→ **Dataset content**
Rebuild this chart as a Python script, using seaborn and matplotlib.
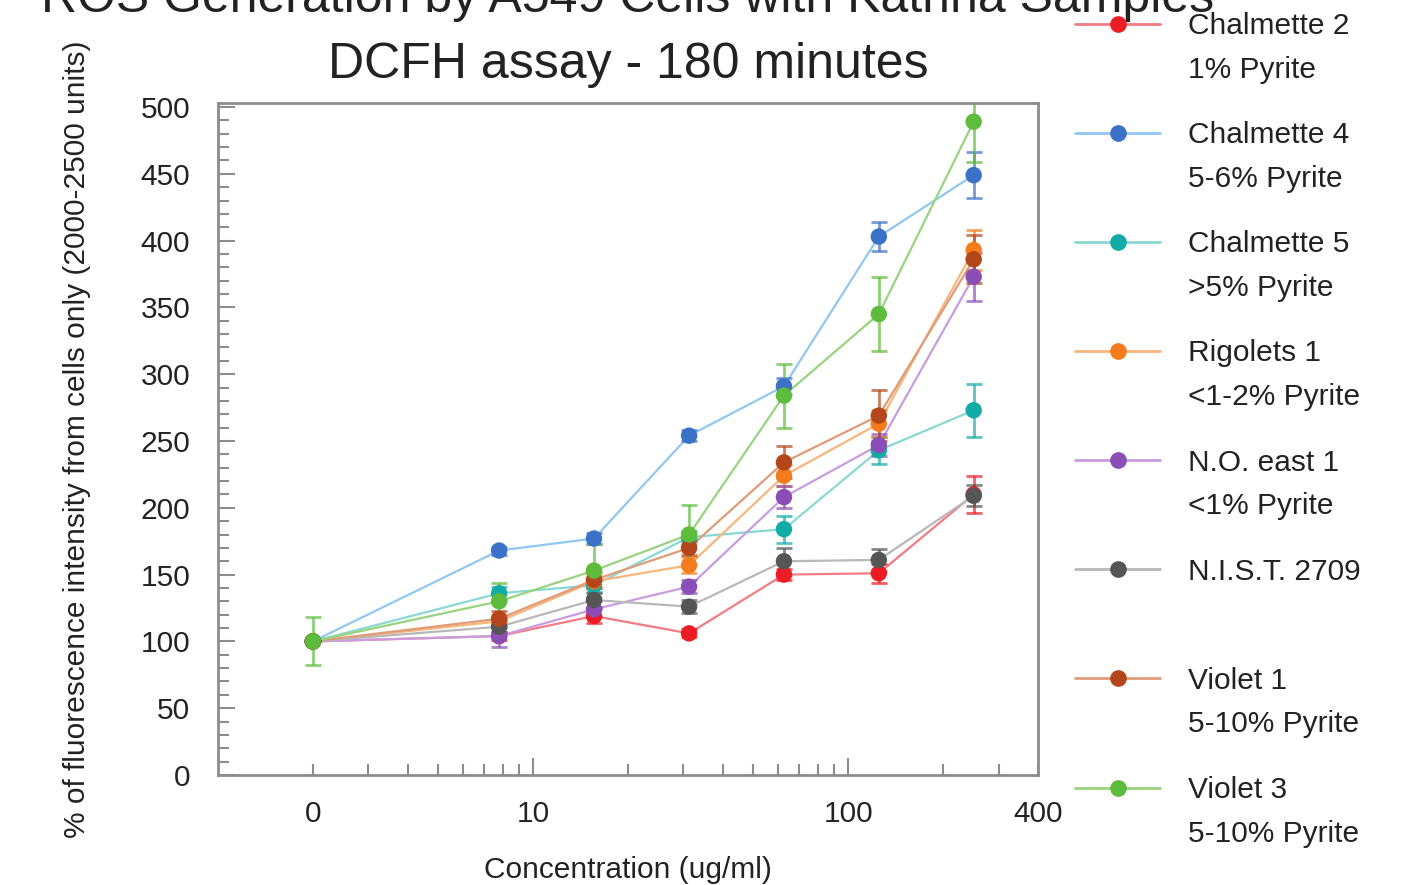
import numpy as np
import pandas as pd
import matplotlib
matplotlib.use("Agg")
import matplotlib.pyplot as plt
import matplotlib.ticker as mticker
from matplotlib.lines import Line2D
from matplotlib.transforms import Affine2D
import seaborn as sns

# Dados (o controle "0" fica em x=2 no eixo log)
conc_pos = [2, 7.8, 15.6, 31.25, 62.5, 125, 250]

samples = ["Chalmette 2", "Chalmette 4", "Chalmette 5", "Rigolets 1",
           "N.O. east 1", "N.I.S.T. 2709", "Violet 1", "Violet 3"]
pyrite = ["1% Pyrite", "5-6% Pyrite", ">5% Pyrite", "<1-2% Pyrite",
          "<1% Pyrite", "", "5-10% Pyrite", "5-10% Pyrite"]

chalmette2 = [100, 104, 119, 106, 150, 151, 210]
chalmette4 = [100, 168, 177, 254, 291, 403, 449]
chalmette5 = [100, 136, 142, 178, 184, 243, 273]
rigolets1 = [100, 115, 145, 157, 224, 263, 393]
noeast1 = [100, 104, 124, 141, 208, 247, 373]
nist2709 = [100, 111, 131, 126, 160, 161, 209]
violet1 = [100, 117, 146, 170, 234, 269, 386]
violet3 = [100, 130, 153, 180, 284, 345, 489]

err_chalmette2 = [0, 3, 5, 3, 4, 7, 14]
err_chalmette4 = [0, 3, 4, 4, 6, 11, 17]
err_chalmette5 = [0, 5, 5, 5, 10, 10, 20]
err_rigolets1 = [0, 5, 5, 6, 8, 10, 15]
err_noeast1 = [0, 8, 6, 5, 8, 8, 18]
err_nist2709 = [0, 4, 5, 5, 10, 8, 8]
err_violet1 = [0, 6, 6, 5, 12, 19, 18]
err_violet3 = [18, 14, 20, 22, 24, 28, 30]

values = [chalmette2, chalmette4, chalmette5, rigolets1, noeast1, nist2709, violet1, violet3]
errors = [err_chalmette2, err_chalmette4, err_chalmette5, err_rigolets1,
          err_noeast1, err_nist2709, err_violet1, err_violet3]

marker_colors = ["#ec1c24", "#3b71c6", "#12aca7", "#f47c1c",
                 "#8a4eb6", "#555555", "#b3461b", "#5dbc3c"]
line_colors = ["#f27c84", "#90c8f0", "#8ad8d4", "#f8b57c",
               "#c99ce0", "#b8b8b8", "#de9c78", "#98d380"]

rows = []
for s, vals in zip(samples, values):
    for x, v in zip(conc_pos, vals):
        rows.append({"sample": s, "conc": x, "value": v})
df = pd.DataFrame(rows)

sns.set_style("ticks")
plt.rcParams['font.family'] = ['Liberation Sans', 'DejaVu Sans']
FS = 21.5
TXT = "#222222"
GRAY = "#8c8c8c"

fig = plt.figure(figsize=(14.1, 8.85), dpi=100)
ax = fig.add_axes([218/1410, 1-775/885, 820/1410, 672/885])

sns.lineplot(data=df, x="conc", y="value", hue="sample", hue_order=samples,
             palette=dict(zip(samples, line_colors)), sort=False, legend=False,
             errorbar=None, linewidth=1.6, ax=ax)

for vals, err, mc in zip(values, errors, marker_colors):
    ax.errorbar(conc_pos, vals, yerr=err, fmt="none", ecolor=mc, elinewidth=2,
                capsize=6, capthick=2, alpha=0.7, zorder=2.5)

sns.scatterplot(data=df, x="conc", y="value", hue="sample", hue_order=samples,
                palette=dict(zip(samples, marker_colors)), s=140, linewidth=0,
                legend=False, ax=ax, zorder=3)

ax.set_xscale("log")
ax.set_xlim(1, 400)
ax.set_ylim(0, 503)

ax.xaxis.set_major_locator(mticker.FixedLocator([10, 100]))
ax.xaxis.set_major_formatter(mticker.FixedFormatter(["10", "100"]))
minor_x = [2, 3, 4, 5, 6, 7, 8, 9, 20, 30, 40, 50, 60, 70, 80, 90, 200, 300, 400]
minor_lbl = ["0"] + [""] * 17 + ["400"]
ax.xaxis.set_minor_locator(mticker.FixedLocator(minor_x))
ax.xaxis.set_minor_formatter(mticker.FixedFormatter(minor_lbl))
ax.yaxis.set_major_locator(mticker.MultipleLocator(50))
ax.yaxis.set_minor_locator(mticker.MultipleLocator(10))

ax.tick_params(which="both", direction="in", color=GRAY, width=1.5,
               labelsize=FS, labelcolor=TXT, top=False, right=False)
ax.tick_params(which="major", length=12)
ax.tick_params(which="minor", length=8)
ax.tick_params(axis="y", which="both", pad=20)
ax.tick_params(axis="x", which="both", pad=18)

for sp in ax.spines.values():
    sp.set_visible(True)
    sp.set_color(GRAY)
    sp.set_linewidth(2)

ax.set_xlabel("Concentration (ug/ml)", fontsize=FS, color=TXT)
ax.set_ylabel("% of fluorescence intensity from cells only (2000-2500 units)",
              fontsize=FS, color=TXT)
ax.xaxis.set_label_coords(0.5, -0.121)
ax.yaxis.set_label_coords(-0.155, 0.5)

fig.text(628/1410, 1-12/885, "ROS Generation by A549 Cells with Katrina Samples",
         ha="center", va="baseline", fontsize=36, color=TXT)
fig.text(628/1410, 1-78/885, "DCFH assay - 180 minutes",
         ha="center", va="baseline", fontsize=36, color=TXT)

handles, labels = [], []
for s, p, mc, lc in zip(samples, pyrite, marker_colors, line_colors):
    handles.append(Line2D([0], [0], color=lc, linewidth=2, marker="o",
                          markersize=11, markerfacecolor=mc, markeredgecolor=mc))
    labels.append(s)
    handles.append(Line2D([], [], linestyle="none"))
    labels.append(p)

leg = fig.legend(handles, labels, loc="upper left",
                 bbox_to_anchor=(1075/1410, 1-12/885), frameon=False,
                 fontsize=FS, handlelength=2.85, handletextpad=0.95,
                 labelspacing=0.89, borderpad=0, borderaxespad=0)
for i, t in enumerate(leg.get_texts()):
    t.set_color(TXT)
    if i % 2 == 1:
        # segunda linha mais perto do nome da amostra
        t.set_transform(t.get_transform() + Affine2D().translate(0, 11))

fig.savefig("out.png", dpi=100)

→ **Given exercise**
Make an exact copy of the lines from the top of the material through the line with "err_violet3 = [18, 14, 20, 22, 24, 28, 30]", pictures excluded.

→ **Answer to the task**
Rebuild this chart as a Python script, using seaborn and matplotlib.
import numpy as np
import pandas as pd
import matplotlib
matplotlib.use("Agg")
import matplotlib.pyplot as plt
import matplotlib.ticker as mticker
from matplotlib.lines import Line2D
from matplotlib.transforms import Affine2D
import seaborn as sns

# Dados (o controle "0" fica em x=2 no eixo log)
conc_pos = [2, 7.8, 15.6, 31.25, 62.5, 125, 250]

samples = ["Chalmette 2", "Chalmette 4", "Chalmette 5", "Rigolets 1",
           "N.O. east 1", "N.I.S.T. 2709", "Violet 1", "Violet 3"]
pyrite = ["1% Pyrite", "5-6% Pyrite", ">5% Pyrite", "<1-2% Pyrite",
          "<1% Pyrite", "", "5-10% Pyrite", "5-10% Pyrite"]

chalmette2 = [100, 104, 119, 106, 150, 151, 210]
chalmette4 = [100, 168, 177, 254, 291, 403, 449]
chalmette5 = [100, 136, 142, 178, 184, 243, 273]
rigolets1 = [100, 115, 145, 157, 224, 263, 393]
noeast1 = [100, 104, 124, 141, 208, 247, 373]
nist2709 = [100, 111, 131, 126, 160, 161, 209]
violet1 = [100, 117, 146, 170, 234, 269, 386]
violet3 = [100, 130, 153, 180, 284, 345, 489]

err_chalmette2 = [0, 3, 5, 3, 4, 7, 14]
err_chalmette4 = [0, 3, 4, 4, 6, 11, 17]
err_chalmette5 = [0, 5, 5, 5, 10, 10, 20]
err_rigolets1 = [0, 5, 5, 6, 8, 10, 15]
err_noeast1 = [0, 8, 6, 5, 8, 8, 18]
err_nist2709 = [0, 4, 5, 5, 10, 8, 8]
err_violet1 = [0, 6, 6, 5, 12, 19, 18]
err_violet3 = [18, 14, 20, 22, 24, 28, 30]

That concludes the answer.